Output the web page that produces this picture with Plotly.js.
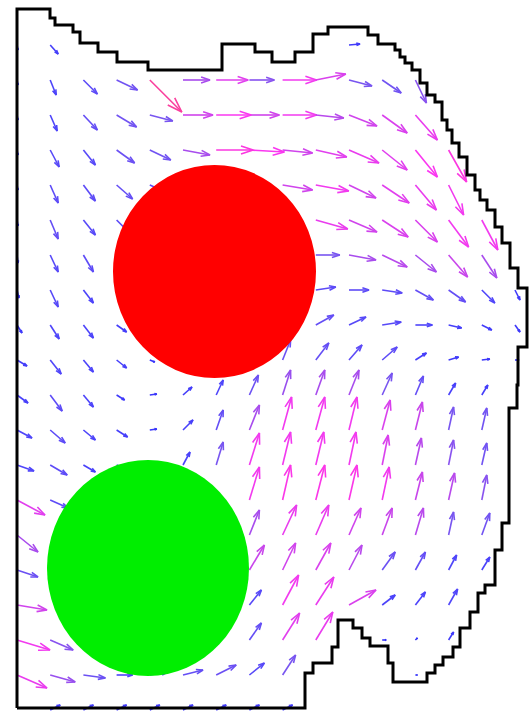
<!DOCTYPE html>
<html>
<head>
<meta charset="utf-8">
<script src="https://cdn.plot.ly/plotly-3.0.1.min.js"></script>
<style>html,body{margin:0;padding:0;background:#fff;}#plot{width:529px;height:713px;}</style>
</head>
<body>
<div id="plot"></div>
<script>
// grid of the vector field (figure coordinates)
const colX = [17, 50.2, 83.4, 116.6, 149.8, 183, 216.2, 249.4, 282.6, 315.8, 349, 382.2, 415.4, 448.6, 481.8, 515];
const rowY = [45, 80, 115, 150, 185, 220, 255, 290, 325, 360, 395, 430, 465, 500, 535, 570, 605, 640, 675, 710];
const n = null;
// horizontal component per row
const U = [
 [1,8,n,n,n,n,n,n,n,n,11,n,n,n,n,n],
 [1,6,14,21,32,27,32,25,34,30,23,19,11,n,n,n],
 [1,7,14,20,23,30,35,30,34,28,28,25,22,n,n,n],
 [1,9,12,18,21,27,37,35,30,31,30,25,22,18,n,n],
 [1,8,12,16,18,n,n,n,30,33,27,27,21,15,n,n],
 [1,8,12,14,n,n,n,n,n,32,28,26,22,20,16,n],
 [1,8,10,n,n,n,n,n,n,24,27,25,21,19,15,n],
 [2,8,10,n,n,n,n,n,n,20,20,20,18,17,13,5],
 [5,9,10,10,n,n,n,n,n,18,17,19,17,13,10,5],
 [10,11,10,10,5,n,n,n,8,13,13,15,11,10,8,4],
 [11,12,10,8,7,9,7,9,8,9,10,10,8,7,6,n],
 [15,15,12,11,7,10,7,10,9,9,8,8,7,5,5,n],
 [17,17,12,8,n,7,7,10,8,8,7,6,6,5,5,n],
 [28,18,n,n,n,n,n,10,8,9,8,7,7,6,5,n],
 [21,n,n,n,n,n,n,10,14,13,12,10,8,5,8,n],
 [21,n,n,n,n,n,n,15,13,15,13,13,10,8,8,n],
 [30,n,n,n,n,n,n,12,16,18,27,13,10,9,n,n],
 [33,23,n,n,n,n,n,12,17,17,n,4,2,5,n,n],
 [30,25,22,16,18,20,20,15,13,n,n,n,2,n,n,n],
 [n,10,10,10,10,10,10,10,10,n,n,n,n,n,n,n]
];
// vertical component per row (positive = downwards on the page)
const V = [
 [5,9,n,n,n,n,n,n,n,n,-1,n,n,n,n,n],
 [5,15,14,10,32,0,0,0,0,-6,6,13,23,n,n,n],
 [5,16,15,12,6,0,0,0,0,3,11,18,25,n,n,n],
 [5,17,15,13,10,5,0,2,3,7,13,20,27,32,n,n],
 [5,18,16,14,8,n,n,n,5,6,13,18,25,30,n,n],
 [6,19,15,14,n,n,n,n,n,9,12,17,22,27,30,n],
 [8,17,17,n,n,n,n,n,n,0,5,12,17,22,23,n],
 [8,17,13,n,n,n,n,n,n,-3,0,3,10,12,13,10],
 [8,14,13,7,n,n,n,n,n,-10,-8,-3,0,3,5,7],
 [6,14,12,8,2,n,n,n,-20,-17,-15,-13,-7,-3,-1,0],
 [8,16,12,5,-1,-8,-15,-20,-25,-25,-25,-22,-19,-12,-10,n],
 [8,13,10,7,-1,-10,-20,-25,-33,-33,-33,-30,-28,-23,-22,n],
 [6,10,7,3,n,-13,-23,-32,-33,-33,-33,-30,-27,-25,-22,n],
 [15,8,n,n,n,n,n,-33,-35,-35,-35,-33,-28,-27,-25,n],
 [17,n,n,n,n,n,n,-25,-30,-30,-27,-27,-27,-23,-22,n],
 [7,n,n,n,n,n,n,-25,-27,-27,-25,-18,-18,-15,-13,n],
 [5,n,n,n,n,n,n,-15,-30,-28,-15,-10,-13,-16,n,n],
 [10,10,n,n,n,n,n,-17,-27,-28,n,0,-2,-8,n,n],
 [13,7,3,0,-3,-5,-10,-12,-20,n,n,n,0,n,n,n],
 [n,-5,-5,-5,-5,-5,-5,-5,-5,n,n,n,n,n,n,n]
];
// domain boundary vertices
const bx = [17,17,50,50,55,55,73,73,80,80,98,98,117,117,148,148,222,222,255,255,272,272,295,295,313,313,328,328,368,368,378,378,395,395,400,400,405,405,412,412,420,420,427,427,435,435,442,442,447,447,452,452,459,459,467,467,475,475,480,480,487,487,495,495,502,502,510,510,518,518,527,527,518,518,517,517,509,509,502,502,495,495,485,485,478,478,470,470,460,460,453,453,443,443,435,435,427,427,393,393,388,388,370,370,362,362,353,353,338,338,332,332,313,313,305,305,17];
const by = [708,9,9,18,18,25,25,32,32,43,43,52,52,62,62,70,70,44,44,52,52,62,62,52,52,34,34,27,27,35,35,44,44,50,50,57,57,63,63,70,70,83,83,95,95,102,102,120,120,130,130,143,143,157,157,175,175,190,190,200,200,210,210,227,227,243,243,268,268,288,288,347,347,385,385,408,408,523,523,550,550,585,585,593,593,612,612,628,628,647,647,657,657,665,665,673,673,682,682,663,663,646,646,638,638,628,628,620,620,647,647,663,663,673,673,708,708];
// obstacles: [xmin, xmax, ymin, ymax]
const redDisk = [113, 316, 165, 378];
const greenDisk = [47, 249, 460, 676];

const stops = [[0,[45,45,250]],[18,[80,70,250]],[24,[120,85,240]],[29,[200,70,235]],[35,[250,55,240]],[42,[255,55,185]],[48,[245,70,130]]];
function colorFor(m){
  if (m <= stops[0][0]) return stops[0][1];
  for (let k=1;k<stops.length;k++){
    if (m <= stops[k][0]){
      const a=stops[k-1], b=stops[k];
      const t=(m-a[0])/(b[0]-a[0]);
      return a[1].map((c,i)=>Math.round(c+(b[1][i]-c)*t));
    }
  }
  return stops[stops.length-1][1];
}
const groups = {};
const alpha = 0.33, beta = 0.33;
for (let j=0;j<rowY.length;j++){
  for (let i=0;i<colX.length;i++){
    const u=U[j][i], v=V[j][i];
    if (u===null || v===null) continue;
    const m = Math.round(Math.hypot(u,v));
    const c = colorFor(m);
    const key = 'rgb('+c.join(',')+')';
    if(!groups[key]) groups[key]={x:[],y:[]};
    const g=groups[key];
    const x0=colX[i], y0=rowY[j], x1=x0+u, y1=y0+v;
    g.x.push(x0,x1,null, x1-alpha*(u+beta*v), x1, x1-alpha*(u-beta*v), null);
    g.y.push(y0,y1,null, y1-alpha*(v-beta*u), y1, y1-alpha*(v+beta*u), null);
  }
}
const traces = Object.keys(groups).map(k=>({
  type:'scatter', mode:'lines', x:groups[k].x, y:groups[k].y,
  line:{color:k, width:1.6}, hoverinfo:'skip', showlegend:false
}));
traces.push({type:'scatter', mode:'lines', x:bx, y:by, line:{color:'#000', width:3}, hoverinfo:'skip', showlegend:false});

const layout = {
  width:529, height:713, margin:{l:0,r:0,t:0,b:0},
  paper_bgcolor:'#fff', plot_bgcolor:'#fff', showlegend:false,
  xaxis:{range:[0,529], visible:false, fixedrange:true},
  yaxis:{range:[713,0], visible:false, fixedrange:true},
  shapes:[
    {type:'circle', xref:'x', yref:'y', x0:redDisk[0], x1:redDisk[1], y0:redDisk[2], y1:redDisk[3], fillcolor:'#ff0000', line:{width:0}, layer:'above'},
    {type:'circle', xref:'x', yref:'y', x0:greenDisk[0], x1:greenDisk[1], y0:greenDisk[2], y1:greenDisk[3], fillcolor:'#00ee00', line:{width:0}, layer:'above'}
  ]
};
Plotly.newPlot('plot', traces, layout, {displayModeBar:false, staticPlot:true});
</script>
</body>
</html>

:: Problem to work on ::
Find the string "page" in the listing and return every line that holds it.

:: Final result ::
Output the web page that produces this picture with Plotly.js.
// vertical component per row (positive = downwards on the page)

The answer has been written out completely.